Along with my manuscript, I got a letter from the editor detailing information she thought needed to be added to the story. Thankfully, she found the characters well-developed and could relate to them, which was a relief - read less editing to do.
I firmly believe that apart from good plotting, characters make our stories fascinating. It may be that we admire or sympathize with them. Even when we can’t sympathize, we may be able to understand their position, based on their circumstances.
For this particular story (Dissolution), I never wrote an outline. It was my first NaNo project and something I’d been thinking about for a while, so I went in somewhat familiar with the characters. These days, I prefer to do an outline, so I know the people I’m writing about. The readers on the writing site where I’m a member do a tremendous job of helping me round out my characters by pointing out things I sometimes don’t see.
In the novel I’m now editing and posting, Dionne Jones cheats on her husband as a means of bolstering her new business. Some readers don’t like her because she’s cheats, is brash, and of course, there are better ways of starting a business than doing it on one’s back. After a few comments about her character, it occurred to me that I had to find a way to make her sympathetic.
Dionne is married, has two children, and is trying to build a house and run a new business. She is also impatient with the pace at which her husband moves. He operates a garage that she thinks would be more successful if it didn’t look like a junkyard. Clayton doesn’t see the need to dress up the garage or be in a hurry to complete their new home. Total opposites in outlook and a recipe for frustration on the part of the forward moving individual.

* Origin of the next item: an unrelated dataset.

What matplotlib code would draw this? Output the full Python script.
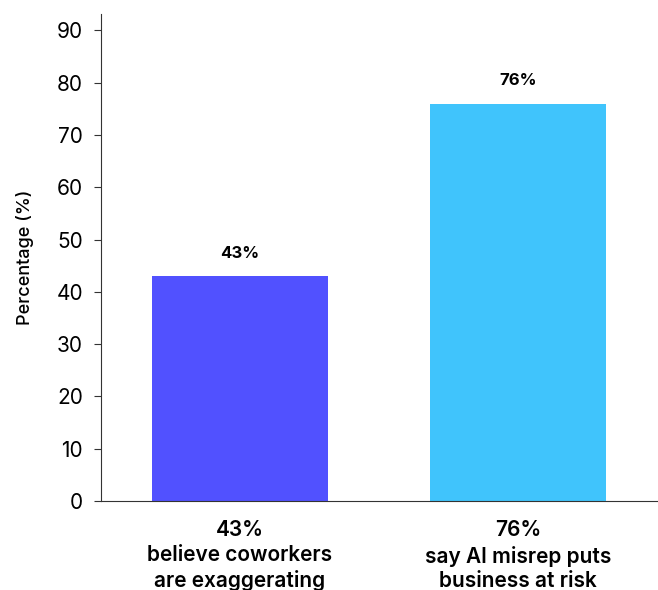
import matplotlib.pyplot as plt

plt.rcParams['font.family'] = ['Inter', 'DejaVu Sans']

categories = ["43%\nbelieve coworkers\nare exaggerating", "76%\nsay AI misrep puts\nbusiness at risk"]
values = [43, 76]
colors = ["#5151FF", "#40C4FC"]

fig = plt.figure(figsize=(6.58, 5.9), dpi=100)
ax = fig.add_axes([0.1535, 0.1508, 0.845, 0.825])

pos = list(range(len(values)))
bars = ax.bar(pos, values, width=0.633, color=colors)

for b, v in zip(bars, values):
    ax.annotate(f"{v}%", (b.get_x() + b.get_width() / 2, v),
                xytext=(0, 11), textcoords="offset points",
                ha="center", va="bottom", fontsize=12, fontweight="bold")

ax.set_xlim(-0.5, 1.5)
ax.set_ylim(0, 93.1)
ax.set_yticks(range(0, 100, 10))
ax.set_xticks(pos)
ax.set_xticklabels(categories, fontsize=15, fontweight="semibold", linespacing=1.3)
ax.tick_params(axis="x", length=0, pad=14)
ax.tick_params(axis="y", labelsize=15, length=5, pad=8, color="#333333")
ax.set_ylabel("Percentage (%)", fontsize=13, fontweight="medium", labelpad=16)

for s in ["top", "right"]:
    ax.spines[s].set_visible(False)
for s in ["left", "bottom"]:
    ax.spines[s].set_color("#333333")

fig.savefig("out.png", dpi=100)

What compelling reason could I find for Dionne to take the route she did? I gave her a history. Her father was verbally abusive to her mother, who didn’t earn much money and had too many children to raise. Eventually, he walked out on her mother, and refused to support the children. Dionne made up her mind that the same thing wouldn’t happen to her. She would contribute to her children’s financial wellbeing, and was determined to be financially independent. She took an unusual route to attain her goals, but eventually made different choices after she went through a rough time with the man who provided the cash injection she needed to keep the business afloat.
Now while some people might not be able to relate to her actions, they’ll be more likely to understand what she did, based on her early history.
I have a challenge rounding out characters in terms of their activities. In the heat of writing the story, I forget my good intentions and neglect to give my characters fun activities and just plain ordinary things to do on their downtime. Of course, the reader doesn’t want to be bored with unnecessary details, but the story resonates that much more if it reflects some part of life as they know it. There’s also the matter of individual mannerisms, plus deciding on personal preferences – perfume, food, clothing, shoes, books, and the list goes on. Inevitably, I only remember some of this stuff after the story is far underway.
Do you, as a writer, consciously think about this stuff before you get to work or do you allow each character to make personal choices as your story unfolds? How hard is it to go back and fill in this stuff, once your story is complete?